Exercise inputs
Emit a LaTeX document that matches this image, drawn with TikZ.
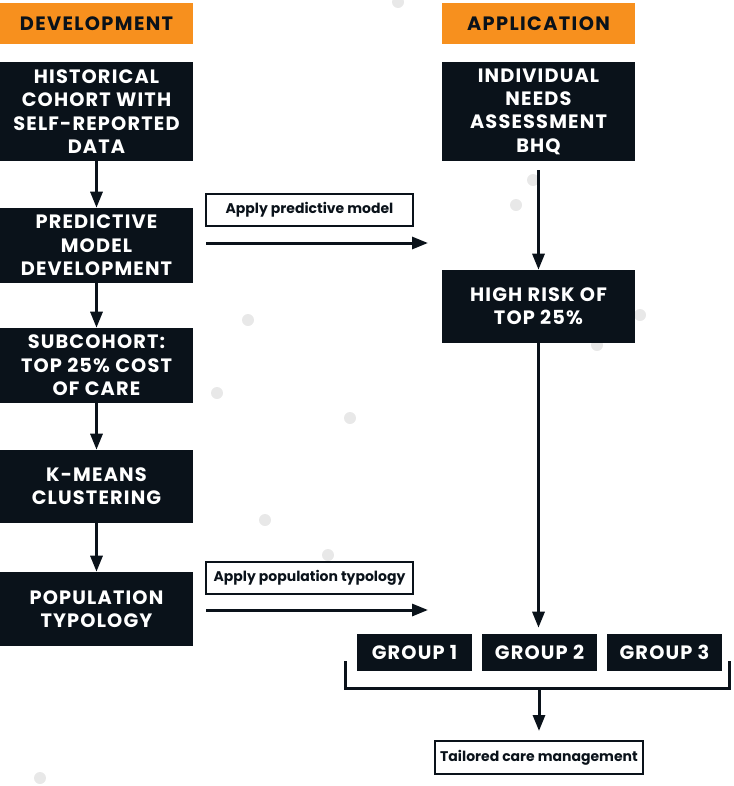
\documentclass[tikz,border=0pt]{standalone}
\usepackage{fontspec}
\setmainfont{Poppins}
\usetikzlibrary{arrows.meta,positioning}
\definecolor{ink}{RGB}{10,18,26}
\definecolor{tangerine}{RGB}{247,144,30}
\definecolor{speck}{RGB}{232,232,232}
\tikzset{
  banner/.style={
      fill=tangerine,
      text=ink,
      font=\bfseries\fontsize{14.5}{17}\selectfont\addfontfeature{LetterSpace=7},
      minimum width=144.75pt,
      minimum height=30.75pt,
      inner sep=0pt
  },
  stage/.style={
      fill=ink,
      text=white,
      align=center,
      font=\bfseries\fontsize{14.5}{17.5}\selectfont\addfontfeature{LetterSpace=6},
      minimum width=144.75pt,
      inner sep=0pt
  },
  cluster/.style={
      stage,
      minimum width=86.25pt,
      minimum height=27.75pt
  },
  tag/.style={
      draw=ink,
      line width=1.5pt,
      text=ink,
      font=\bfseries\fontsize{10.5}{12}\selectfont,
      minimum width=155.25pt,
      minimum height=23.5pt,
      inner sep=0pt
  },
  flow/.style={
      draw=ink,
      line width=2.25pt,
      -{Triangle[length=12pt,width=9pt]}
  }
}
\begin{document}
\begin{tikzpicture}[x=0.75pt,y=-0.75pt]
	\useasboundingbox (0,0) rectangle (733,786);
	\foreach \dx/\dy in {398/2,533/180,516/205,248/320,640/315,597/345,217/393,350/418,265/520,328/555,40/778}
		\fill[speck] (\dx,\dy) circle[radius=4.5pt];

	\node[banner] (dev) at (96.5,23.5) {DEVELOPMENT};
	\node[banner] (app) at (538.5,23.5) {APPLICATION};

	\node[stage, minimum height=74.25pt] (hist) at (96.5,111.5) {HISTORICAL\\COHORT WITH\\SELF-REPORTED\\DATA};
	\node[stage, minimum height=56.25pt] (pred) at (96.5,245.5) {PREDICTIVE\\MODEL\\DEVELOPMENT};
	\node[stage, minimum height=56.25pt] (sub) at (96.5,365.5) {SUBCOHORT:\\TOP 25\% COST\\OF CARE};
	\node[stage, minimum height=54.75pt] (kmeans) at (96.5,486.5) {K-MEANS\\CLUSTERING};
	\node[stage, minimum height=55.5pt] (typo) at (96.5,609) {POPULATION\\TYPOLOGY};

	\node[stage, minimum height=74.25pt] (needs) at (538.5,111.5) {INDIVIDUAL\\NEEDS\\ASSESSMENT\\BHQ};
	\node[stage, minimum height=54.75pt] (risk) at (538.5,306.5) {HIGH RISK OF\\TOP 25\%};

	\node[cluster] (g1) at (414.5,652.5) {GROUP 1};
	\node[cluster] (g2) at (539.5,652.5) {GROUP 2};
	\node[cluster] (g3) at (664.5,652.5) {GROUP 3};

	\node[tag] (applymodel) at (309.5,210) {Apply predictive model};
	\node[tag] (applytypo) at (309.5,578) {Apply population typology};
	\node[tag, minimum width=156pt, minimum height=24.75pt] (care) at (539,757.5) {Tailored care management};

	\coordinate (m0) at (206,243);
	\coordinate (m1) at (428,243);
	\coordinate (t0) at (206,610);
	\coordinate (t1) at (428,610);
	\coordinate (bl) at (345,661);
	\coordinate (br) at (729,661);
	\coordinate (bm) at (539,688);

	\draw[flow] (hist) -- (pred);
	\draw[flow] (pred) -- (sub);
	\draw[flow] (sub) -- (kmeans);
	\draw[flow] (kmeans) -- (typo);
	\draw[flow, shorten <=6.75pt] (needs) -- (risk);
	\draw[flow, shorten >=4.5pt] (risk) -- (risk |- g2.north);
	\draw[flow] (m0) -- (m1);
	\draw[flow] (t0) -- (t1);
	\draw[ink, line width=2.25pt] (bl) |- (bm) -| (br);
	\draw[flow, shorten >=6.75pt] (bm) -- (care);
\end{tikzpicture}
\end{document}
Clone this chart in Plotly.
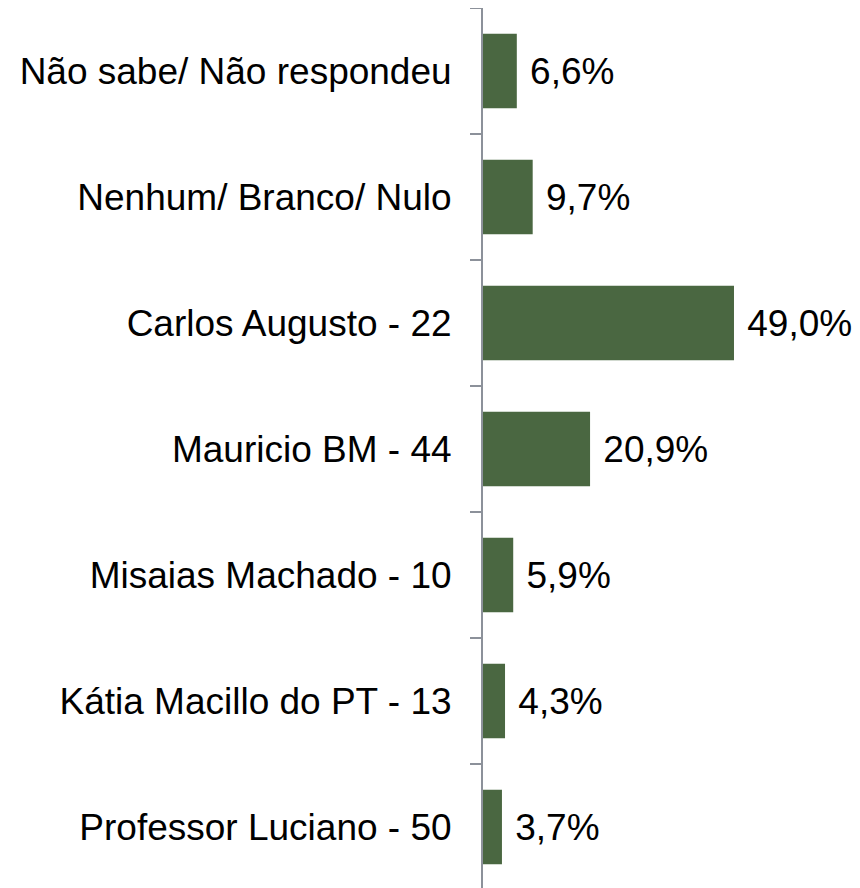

Instructions to follow
All of the entries above should be duplicated exactly, except for the pictures.

Reply
Emit a LaTeX document that matches this image, drawn with TikZ.
\documentclass[tikz,border=0pt]{standalone}
\usepackage{fontspec}
\setmainfont{Poppins}
\usetikzlibrary{arrows.meta,positioning}
\definecolor{ink}{RGB}{10,18,26}
\definecolor{tangerine}{RGB}{247,144,30}
\definecolor{speck}{RGB}{232,232,232}
\tikzset{
  banner/.style={
      fill=tangerine,
      text=ink,
      font=\bfseries\fontsize{14.5}{17}\selectfont\addfontfeature{LetterSpace=7},
      minimum width=144.75pt,
      minimum height=30.75pt,
      inner sep=0pt
  },
  stage/.style={
      fill=ink,
      text=white,
      align=center,
      font=\bfseries\fontsize{14.5}{17.5}\selectfont\addfontfeature{LetterSpace=6},
      minimum width=144.75pt,
      inner sep=0pt
  },
  cluster/.style={
      stage,
      minimum width=86.25pt,
      minimum height=27.75pt
  },
  tag/.style={
      draw=ink,
      line width=1.5pt,
      text=ink,
      font=\bfseries\fontsize{10.5}{12}\selectfont,
      minimum width=155.25pt,
      minimum height=23.5pt,
      inner sep=0pt
  },
  flow/.style={
      draw=ink,
      line width=2.25pt,
      -{Triangle[length=12pt,width=9pt]}
  }
}
\begin{document}
\begin{tikzpicture}[x=0.75pt,y=-0.75pt]
	\useasboundingbox (0,0) rectangle (733,786);
	\foreach \dx/\dy in {398/2,533/180,516/205,248/320,640/315,597/345,217/393,350/418,265/520,328/555,40/778}
		\fill[speck] (\dx,\dy) circle[radius=4.5pt];

	\node[banner] (dev) at (96.5,23.5) {DEVELOPMENT};
	\node[banner] (app) at (538.5,23.5) {APPLICATION};

	\node[stage, minimum height=74.25pt] (hist) at (96.5,111.5) {HISTORICAL\\COHORT WITH\\SELF-REPORTED\\DATA};
	\node[stage, minimum height=56.25pt] (pred) at (96.5,245.5) {PREDICTIVE\\MODEL\\DEVELOPMENT};
	\node[stage, minimum height=56.25pt] (sub) at (96.5,365.5) {SUBCOHORT:\\TOP 25\% COST\\OF CARE};
	\node[stage, minimum height=54.75pt] (kmeans) at (96.5,486.5) {K-MEANS\\CLUSTERING};
	\node[stage, minimum height=55.5pt] (typo) at (96.5,609) {POPULATION\\TYPOLOGY};

	\node[stage, minimum height=74.25pt] (needs) at (538.5,111.5) {INDIVIDUAL\\NEEDS\\ASSESSMENT\\BHQ};
	\node[stage, minimum height=54.75pt] (risk) at (538.5,306.5) {HIGH RISK OF\\TOP 25\%};

	\node[cluster] (g1) at (414.5,652.5) {GROUP 1};
	\node[cluster] (g2) at (539.5,652.5) {GROUP 2};
	\node[cluster] (g3) at (664.5,652.5) {GROUP 3};

	\node[tag] (applymodel) at (309.5,210) {Apply predictive model};
	\node[tag] (applytypo) at (309.5,578) {Apply population typology};
	\node[tag, minimum width=156pt, minimum height=24.75pt] (care) at (539,757.5) {Tailored care management};

	\coordinate (m0) at (206,243);
	\coordinate (m1) at (428,243);
	\coordinate (t0) at (206,610);
	\coordinate (t1) at (428,610);
	\coordinate (bl) at (345,661);
	\coordinate (br) at (729,661);
	\coordinate (bm) at (539,688);

	\draw[flow] (hist) -- (pred);
	\draw[flow] (pred) -- (sub);
	\draw[flow] (sub) -- (kmeans);
	\draw[flow] (kmeans) -- (typo);
	\draw[flow, shorten <=6.75pt] (needs) -- (risk);
	\draw[flow, shorten >=4.5pt] (risk) -- (risk |- g2.north);
	\draw[flow] (m0) -- (m1);
	\draw[flow] (t0) -- (t1);
	\draw[ink, line width=2.25pt] (bl) |- (bm) -| (br);
	\draw[flow, shorten >=6.75pt] (bm) -- (care);
\end{tikzpicture}
\end{document}
Clone this chart in Plotly.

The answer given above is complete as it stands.